Runcorn and Helsby, a constituency tucked away in Cheshire, has been a Labour stronghold since 1983. It’s the 16th safest Labour seat in the country, a redoubt of red in an ever-shifting political landscape. But don’t let the numbers fool you, there’s trouble brewing, and it’s got Reform UK’s fingerprints all over it. More interestingly, it just doesn’t seem to be generating formal interest among Labour’s usually formidable ground campaigning teams. So why on earth not? What is Labour playing at, or more to the point, what is Morgan McSweeney, Keir Starmer’s chief of staff playing at?
Some statistics: 25% of kids in Runcorn live below the poverty line. Worse still, 65% of them have parents who are working. This isn’t just poverty; it’s the kind of grinding, soul-crushing hardship that comes from a system that’s failed the very people Labour claim to champion. For 40 years, Labour have owned this seat, yet the misery lingers. What’s the excuse?
Step forward McSweeney, Labour’s campaign mastermind, a man scarred by the Hartlepool by-election debacle in the spring of 2021. He’s pulling the strings in this Runcorn and Helsby by-election, and his playbook is a strange blend of bluster and retreat. On March 28, Wes Streeting, Shadow Health Secretary, rocked up to Frodsham, yes, the same Frodsham now notorious for ex-Labour MP Mike Amesbury’s 3am drunken dust-up with a constituent. Streeting’s mission? To fire the opening salvo in an anti-Reform campaign, zeroing in on Nigel Farage’s musings about rethinking NHS funding.
Let’s be clear: Farage has never once suggested charging for NHS care at the point of delivery. But Labour didn’t let facts get in the way. They rolled out attack ad vans screaming about NHS betrayal and, in a stroke of absurdity, accused Farage of ‘Fighting for Putin’. At the end of March, an email blasted out to Labour members rallied the troops:
The local elections are almost here and we’re fighting a by-election in Runcorn and Helsby on top of that. It’s time for us to show Nigel Farage’s party what Labour’s campaign machine can do. Every voter with local elections this May and every voter in Runcorn and Helsby needs to know about his plans to dismantle our NHS. Farage thinks he’s on a roll, but if we move quickly, he’ll have nothing to smile about on polling day.
Big talk, but where’s the follow-through? Since Streeting’s cameo, Angela Rayner has also visited, but otherwise it’s been tumbleweeds. No Keir Starmer. No Rachel Reeves. Just a handful of Labour students knocking about. For a party with a supposedly fearsome ‘campaign machine’, this is embarrassingly limp. Why the ghosting?
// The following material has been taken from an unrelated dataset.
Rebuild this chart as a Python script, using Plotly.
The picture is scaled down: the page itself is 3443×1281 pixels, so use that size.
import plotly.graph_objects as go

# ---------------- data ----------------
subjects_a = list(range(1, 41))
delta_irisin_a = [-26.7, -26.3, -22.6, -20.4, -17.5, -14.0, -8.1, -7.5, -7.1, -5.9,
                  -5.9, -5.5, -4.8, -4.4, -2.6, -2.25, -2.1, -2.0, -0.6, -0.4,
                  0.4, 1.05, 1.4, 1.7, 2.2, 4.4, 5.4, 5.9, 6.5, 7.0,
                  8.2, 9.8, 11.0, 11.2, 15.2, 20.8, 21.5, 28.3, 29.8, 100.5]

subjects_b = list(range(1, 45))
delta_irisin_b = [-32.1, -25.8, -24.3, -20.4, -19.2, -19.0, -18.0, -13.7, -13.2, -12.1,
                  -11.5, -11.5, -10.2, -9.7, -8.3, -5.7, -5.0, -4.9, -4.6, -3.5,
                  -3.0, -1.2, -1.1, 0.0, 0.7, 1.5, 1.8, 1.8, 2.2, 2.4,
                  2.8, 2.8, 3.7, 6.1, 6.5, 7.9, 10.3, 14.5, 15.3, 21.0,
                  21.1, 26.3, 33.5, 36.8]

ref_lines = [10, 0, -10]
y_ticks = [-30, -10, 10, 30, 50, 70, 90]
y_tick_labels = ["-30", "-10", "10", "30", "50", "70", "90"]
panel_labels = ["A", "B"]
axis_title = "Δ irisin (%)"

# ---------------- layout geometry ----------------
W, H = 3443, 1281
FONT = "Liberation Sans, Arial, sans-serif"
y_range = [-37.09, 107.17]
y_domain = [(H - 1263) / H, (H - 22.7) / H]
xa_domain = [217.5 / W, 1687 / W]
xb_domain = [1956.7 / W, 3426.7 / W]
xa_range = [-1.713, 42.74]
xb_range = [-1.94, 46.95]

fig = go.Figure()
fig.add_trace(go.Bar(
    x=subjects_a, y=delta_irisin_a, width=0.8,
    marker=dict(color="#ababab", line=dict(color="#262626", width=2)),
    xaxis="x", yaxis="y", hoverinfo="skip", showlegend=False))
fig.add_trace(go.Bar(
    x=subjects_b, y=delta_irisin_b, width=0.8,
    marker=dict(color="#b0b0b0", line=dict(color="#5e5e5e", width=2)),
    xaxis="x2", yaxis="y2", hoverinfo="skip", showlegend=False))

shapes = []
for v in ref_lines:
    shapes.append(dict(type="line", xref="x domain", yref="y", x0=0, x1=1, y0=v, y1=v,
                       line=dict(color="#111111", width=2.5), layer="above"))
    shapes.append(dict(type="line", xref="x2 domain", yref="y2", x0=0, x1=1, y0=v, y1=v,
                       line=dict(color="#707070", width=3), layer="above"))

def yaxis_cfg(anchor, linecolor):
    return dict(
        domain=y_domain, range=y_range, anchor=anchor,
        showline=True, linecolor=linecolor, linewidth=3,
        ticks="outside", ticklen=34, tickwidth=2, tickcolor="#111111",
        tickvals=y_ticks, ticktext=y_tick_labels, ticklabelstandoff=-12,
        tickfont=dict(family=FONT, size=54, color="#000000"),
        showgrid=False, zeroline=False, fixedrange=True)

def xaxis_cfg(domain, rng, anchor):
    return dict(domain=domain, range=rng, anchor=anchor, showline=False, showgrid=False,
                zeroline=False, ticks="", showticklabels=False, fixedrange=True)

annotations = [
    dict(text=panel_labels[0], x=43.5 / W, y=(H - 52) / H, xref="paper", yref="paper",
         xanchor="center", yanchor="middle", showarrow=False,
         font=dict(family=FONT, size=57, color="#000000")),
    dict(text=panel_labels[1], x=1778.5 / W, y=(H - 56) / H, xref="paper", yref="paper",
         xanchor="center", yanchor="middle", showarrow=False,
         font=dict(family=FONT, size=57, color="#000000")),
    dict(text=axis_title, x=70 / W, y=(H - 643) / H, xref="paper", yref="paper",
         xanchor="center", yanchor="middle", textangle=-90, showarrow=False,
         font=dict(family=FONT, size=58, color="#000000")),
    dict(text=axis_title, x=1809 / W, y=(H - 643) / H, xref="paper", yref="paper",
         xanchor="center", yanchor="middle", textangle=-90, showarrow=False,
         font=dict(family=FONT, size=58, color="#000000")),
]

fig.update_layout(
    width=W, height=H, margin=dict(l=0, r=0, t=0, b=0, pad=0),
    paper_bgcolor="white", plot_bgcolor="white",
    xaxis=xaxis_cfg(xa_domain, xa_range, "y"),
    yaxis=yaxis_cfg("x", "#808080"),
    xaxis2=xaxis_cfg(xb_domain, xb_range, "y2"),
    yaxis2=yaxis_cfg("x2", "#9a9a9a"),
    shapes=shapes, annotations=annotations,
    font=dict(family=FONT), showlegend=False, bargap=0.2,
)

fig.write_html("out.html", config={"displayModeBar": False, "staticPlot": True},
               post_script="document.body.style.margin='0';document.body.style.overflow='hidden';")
McSweeney’s got bigger fish to fry. He knows the ‘red wall’, those gritty, working-class heartlands, is crumbling. Hartlepool taught him that Labour’s traditional voters aren’t guaranteed anymore. Reform are circling, and Farage’s recent cosying up to the unions, like the GMB, is a warning shot. GMB boss Gary Smith has been vocal, slamming the ‘religion of Net Zero’:
Thousands of jobs are going to go, a community is going to be hollowed out. We’re going to see huge reductions in our carbon emissions, but at what price?
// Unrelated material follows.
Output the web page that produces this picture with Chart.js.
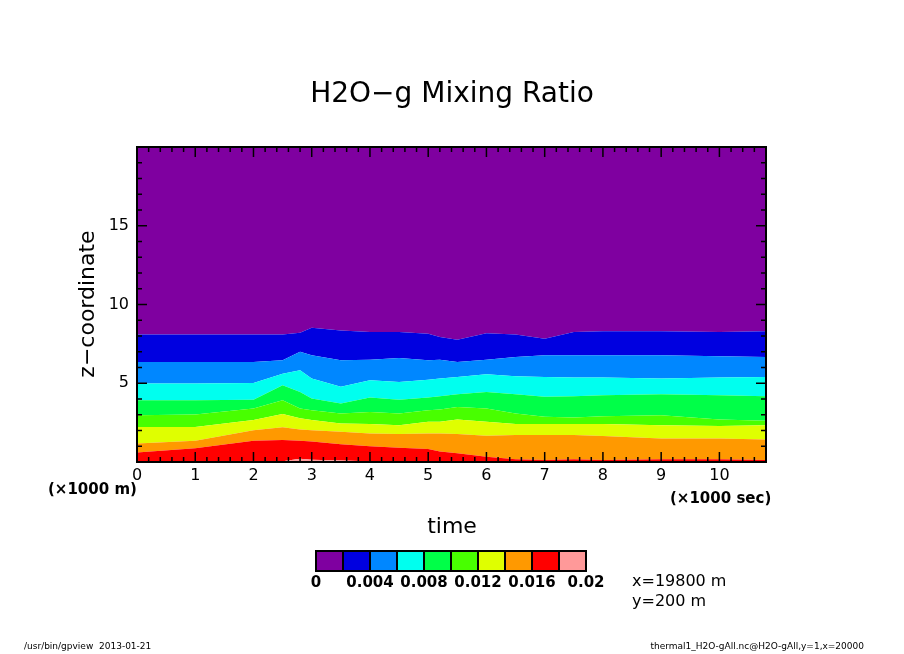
<!DOCTYPE html>
<html>
<head>
<meta charset="utf-8">
<style>
  html, body { margin: 0; padding: 0; background: #fff; }
  #wrap { width: 904px; height: 654px; position: relative; }
</style>
<script src="https://cdn.jsdelivr.net/npm/chart.js@4.4.1/dist/chart.umd.min.js"></script>
</head>
<body>
<div id="wrap"><canvas id="c" width="904" height="654"></canvas></div>
<script>
// time in 1000 sec
const tiempos = [0, 1, 2, 2.5, 2.8, 3, 3.5, 4, 4.5, 5, 5.2, 5.5, 6, 6.5, 7, 7.5, 8, 9, 10, 10.8];
// contour boundary heights (1000 m), from highest level to lowest
const b002 = [8.1, 8.1, 8.1, 8.1, 8.2, 8.52, 8.35, 8.25, 8.25, 8.15, 7.93, 7.76, 8.18, 8.1, 7.83, 8.25, 8.3, 8.3, 8.25, 8.3];
const b004 = [6.35, 6.35, 6.35, 6.46, 7.0, 6.78, 6.46, 6.5, 6.6, 6.46, 6.5, 6.35, 6.5, 6.67, 6.78, 6.78, 6.78, 6.78, 6.72, 6.67];
const b006 = [4.98, 4.98, 5.02, 5.6, 5.82, 5.3, 4.77, 5.19, 5.08, 5.23, 5.3, 5.4, 5.57, 5.45, 5.4, 5.36, 5.36, 5.3, 5.36, 5.4];
const b008 = [3.92, 3.92, 3.96, 4.88, 4.45, 4.03, 3.71, 4.09, 3.96, 4.09, 4.18, 4.3, 4.45, 4.3, 4.14, 4.18, 4.24, 4.3, 4.24, 4.18];
const b010 = [2.97, 3.01, 3.4, 3.92, 3.4, 3.29, 3.08, 3.18, 3.08, 3.29, 3.33, 3.5, 3.4, 3.08, 2.87, 2.83, 2.91, 2.97, 2.7, 2.62];
const b012 = [2.23, 2.23, 2.66, 3.04, 2.77, 2.66, 2.45, 2.41, 2.34, 2.56, 2.56, 2.7, 2.56, 2.41, 2.41, 2.41, 2.41, 2.34, 2.28, 2.34];
const b014 = [1.18, 1.35, 2.02, 2.2, 2.07, 2.02, 1.92, 1.81, 1.77, 1.81, 1.81, 1.77, 1.67, 1.71, 1.71, 1.71, 1.65, 1.5, 1.5, 1.43];
const b016 = [0.6, 0.87, 1.35, 1.39, 1.35, 1.3, 1.13, 1.0, 0.9, 0.82, 0.66, 0.55, 0.34, 0.17, 0.13, 0.17, 0.13, 0.17, 0.17, 0.13];
const b018 = [0, 0, 0.02, 0.05, 0.2, 0.15, 0.1, 0.05, 0.02, 0, 0, 0, 0, 0, 0, 0, 0, 0, 0, 0];
const techo = tiempos.map(() => 20);

const colores = ['#ff9999', '#ff0000', '#ff9900', '#dfff00', '#48ff00', '#00ff48', '#00ffef', '#0087ff', '#0000e0', '#7f00a0'];
const niveles = ['0', '0.004', '0.008', '0.012', '0.016', '0.02'];
const xTicks = [0, 1, 2, 3, 4, 5, 6, 7, 8, 9, 10];
const yTicks = [5, 10, 15];

const capas = [b018, b016, b014, b012, b010, b008, b006, b004, b002, techo];
const datasets = capas.map((arr, i) => ({
    data: tiempos.map((t, j) => ({ x: t, y: arr[j] })),
    backgroundColor: colores[i],
    borderWidth: 0,
    pointRadius: 0,
    tension: 0,
    fill: i === 0 ? 'origin' : '-1'
}));

const F = 'DejaVu Sans, sans-serif';

const adornos = {
    id: 'adornos',
    afterDraw(chart) {
        const ctx = chart.ctx;
        const a = chart.chartArea;
        const sx = chart.scales.x, sy = chart.scales.y;
        ctx.save();
        ctx.strokeStyle = '#000';
        ctx.fillStyle = '#000';
        ctx.lineWidth = 2;
        ctx.strokeRect(a.left, a.top, a.right - a.left, a.bottom - a.top);
        // ticks
        ctx.lineWidth = 1.5;
        for (let k = 0; k <= 54; k++) {
            const v = k * 0.2;
            const px = sx.getPixelForValue(v);
            if (px > a.right) break;
            const len = (k % 5 === 0) ? 10 : 5;
            ctx.beginPath();
            ctx.moveTo(px, a.bottom); ctx.lineTo(px, a.bottom - len);
            ctx.moveTo(px, a.top); ctx.lineTo(px, a.top + len);
            ctx.stroke();
        }
        for (let v = 0; v <= 20; v++) {
            const py = sy.getPixelForValue(v);
            const len = (v % 5 === 0) ? 10 : 5;
            ctx.beginPath();
            ctx.moveTo(a.left, py); ctx.lineTo(a.left + len, py);
            ctx.moveTo(a.right, py); ctx.lineTo(a.right - len, py);
            ctx.stroke();
        }
        // tick labels
        ctx.font = '16px ' + F;
        ctx.textAlign = 'center'; ctx.textBaseline = 'top';
        xTicks.forEach(v => ctx.fillText(String(v), sx.getPixelForValue(v), a.bottom + 6));
        ctx.textAlign = 'right'; ctx.textBaseline = 'middle';
        yTicks.forEach(v => ctx.fillText(String(v), a.left - 8, sy.getPixelForValue(v)));
        // titles
        ctx.textAlign = 'center'; ctx.textBaseline = 'middle';
        ctx.font = '28px ' + F;
        ctx.fillText('H2O\u2212g Mixing Ratio', 452, 95);
        ctx.font = '22px ' + F;
        ctx.fillText('time', 452, 527);
        ctx.save();
        ctx.translate(88, 304);
        ctx.rotate(-Math.PI / 2);
        ctx.fillText('z\u2212coordinate', 0, 0);
        ctx.restore();
        ctx.font = 'bold 15px ' + F;
        ctx.textAlign = 'left';
        ctx.fillText('(\u00d71000 m)', 48, 490);
        ctx.fillText('(\u00d71000 sec)', 670, 499);
        ctx.font = '16px ' + F;
        ctx.fillText('x=19800 m', 632, 582);
        ctx.fillText('y=200 m', 632, 602);
        // colour bar
        const cx = 316, cy = 551, cw = 27, ch = 20;
        const orden = colores.slice().reverse();
        orden.forEach((c, i) => {
            ctx.fillStyle = c;
            ctx.fillRect(cx + i * cw, cy, cw, ch);
        });
        ctx.strokeStyle = '#000'; ctx.lineWidth = 2;
        for (let i = 0; i < orden.length; i++) ctx.strokeRect(cx + i * cw, cy, cw, ch);
        ctx.fillStyle = '#000';
        ctx.font = 'bold 15px ' + F;
        ctx.textAlign = 'center';
        niveles.forEach((n, i) => ctx.fillText(n, cx + i * 2 * cw, 583));
        // footer
        ctx.font = '9px ' + F;
        ctx.textAlign = 'left';
        ctx.fillText('/usr/bin/gpview  2013-01-21', 24, 647);
        ctx.textAlign = 'right';
        ctx.fillText('thermal1_H2O-gAll.nc@H2O-gAll,y=1,x=20000', 864, 647);
        ctx.restore();
    }
};

new Chart(document.getElementById('c'), {
    type: 'line',
    data: { datasets: datasets },
    options: {
        responsive: false,
        animation: false,
        layout: { padding: { left: 137, right: 138, top: 147, bottom: 192 } },
        plugins: { legend: { display: false }, tooltip: { enabled: false }, filler: { propagate: false } },
        scales: {
            x: { type: 'linear', min: 0, max: 10.8, display: false },
            y: { min: 0, max: 20, display: false }
        }
    },
    plugins: [adornos]
});
</script>
</body>
</html>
If Reform can harness that anger, Labour are done for, relegated to a rump of public sector unions and latte-sipping uni grads, miles from a majority.
Labour are sitting on a monster majority right now. Losing Runcorn and Helsby, their 16th safest seat, won’t tip the Commons balance. But it’ll scare the living daylights out of Labour MPs, from the front bench to the back. Some are already twitching; ginger groups within the party are pivoting to attack Reform, barely bothering with the Tories on social media. It’s surface-level panic, though. A loss here could force McSweeney to rip up the script: dial back the Net Zero dogma (they’ll never ditch it completely) and ditch the woke posturing.
Rewind to 2014. The Heywood and Middleton by-election saw Labour squeak past UKIP’s John Bickley by 617 votes, UKIP’s share rocketing from 2.6% in 2010 to 38.7%. That win kept Ed Miliband in the saddle. Fast forward to now, and it’s Miliband again, the poster boy for Net Zero zeal and all that alienates the working class, who’s in the crosshairs. If Reform snags Runcorn, and maybe even Doncaster, Miliband’s own patch, his days are numbered, and so is Labour’s current creed.
Runcorn and Helsby could be where Labour’s complacency meets its match. Reform are on the prowl, and the safe seat isn’t so safe anymore. Will Labour wake up, or will Farage’s crew redraw the map? Watch this space – it’s about to get messy.